I wonder what made his tone so smooth, like butter. Maybe it was his secret. I can't say he made it look easy. He appears to me to be concentrating and working very hard with his mouth. His cheeks are always blown up. Not all saxophonists do that so much.
Yeah, Getz was one of the best, of the post-WW2 tenor players! … To be honest, though, his true inspiration, and better, was the melodic genius of Lester Young, IMO.
He makes it sound soooooo easy , unrivaled technique , but in reality what he does is soooooo hard. Truly a naturally gifted musical god. Unmatched.. Thx for sharing..
Trane said that to kind! Back in those everyone had their own. Not like today where everybody try to copy sound. Alto players try to sound Like Sanborn, or G. Albright. Nobody try to sound. Look up what Stan said about Trane, Dexter, Rollins. There was no competition. Back then they copy notes not sound.
@@tomsmith9479 No he did not. Nowhere I found it well-reported. With a name of who reported it, to whom, the place where it happened, and when. Only wishful hearsays.
J'assimile souvent la musique à une nourriture (spirituelle) ou à un bon vin, mais là c'est tellement aérien et léger que c'est un parfum que l'on respire, en fermant les yeux et en s'imaginant au bord de la mer ou dans une forêt de pins odorants
Thanks for the video. I don't understand if there's only 600 l i k e s with so many views. It must clearly be the commercial in the middle of your show. Try to prevent them from putting ads in the middle of your videos I'm in the middle of an ad now. I'm trying to escape Reality by listening and watching music but the ads in the middle of the performance. Make me change my Channel you watch something without ads.
Listening to Stan's phrasing is like being near the ocean! The camera operators really captured some intense expressions on the faces of the rhythm section. Kenny's opening did not do it for me....but his solo was righteous!
would it kill people to state the melody enough to establish it firmly....once....then start playing their variations? The audience and market for Jazz continues to shrink. Call it blasphemy - but too many Jazz players long ago began playing to impress each other with blinding blizzards of notes...that's why it got harder and harder for them to see paychecks. Just sayin' ...
I know what you are saying, and it's one thing to have this complaint about 20-30 year old musicians, but this is Stan Getz! He had played this song when it was written, over 50 years prior! At this point he was a legend, and everyone is there to see Stan Getz specifically, they don't want him to play it as written, they want him to his play music at his discretion.
joejohnson043 Point taken, and it's a fair one.
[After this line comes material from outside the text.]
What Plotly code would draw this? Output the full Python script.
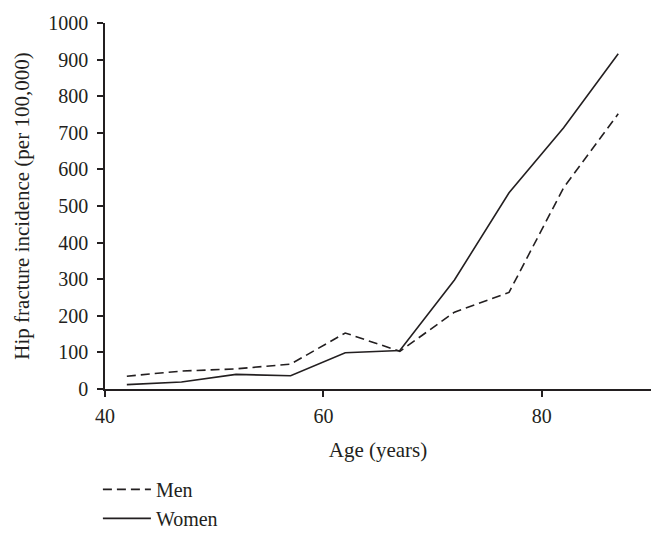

I didn't mean to sound like I want to censor or restrict players - just that a bit more of a lean in the direction I mentioned may have kept Jazz, generally, more accessible and welcoming to wider audiences. I love Coltrane, for example, but a non-musician friend who's actually quite bright has said of it all: "I try - but after awhile I start to feel like I'm listening to a pothead practicing how fast he can play his scales!" I don't feel that way, obviously, but perception is reality, Eh? Thanks for your time!
pyannaguy this is not Real Book. He does play the head, just that he weaves it in in an embellishes and improvised manner which is a hell of a lot more interesting musically to both him and to a listener like me than just playing the head straight. As joejohnson says, this song is an old standard and it is boring to play it like it were something no body has ever heard. I think anyone who appreciates jazz enough to get into it can appreciate this as well as playing it yet again as head, bridge, solo, head and out. I know I sure do, both in listening and in playing standards in my group.
pyannaguy Not sure what you are talking about. Getz plays the head of the song before starting his improvisation. Further, Getz was the last person in jazz who played to "impress" others. Getz is swinging beautifully here. This is jazz at its best.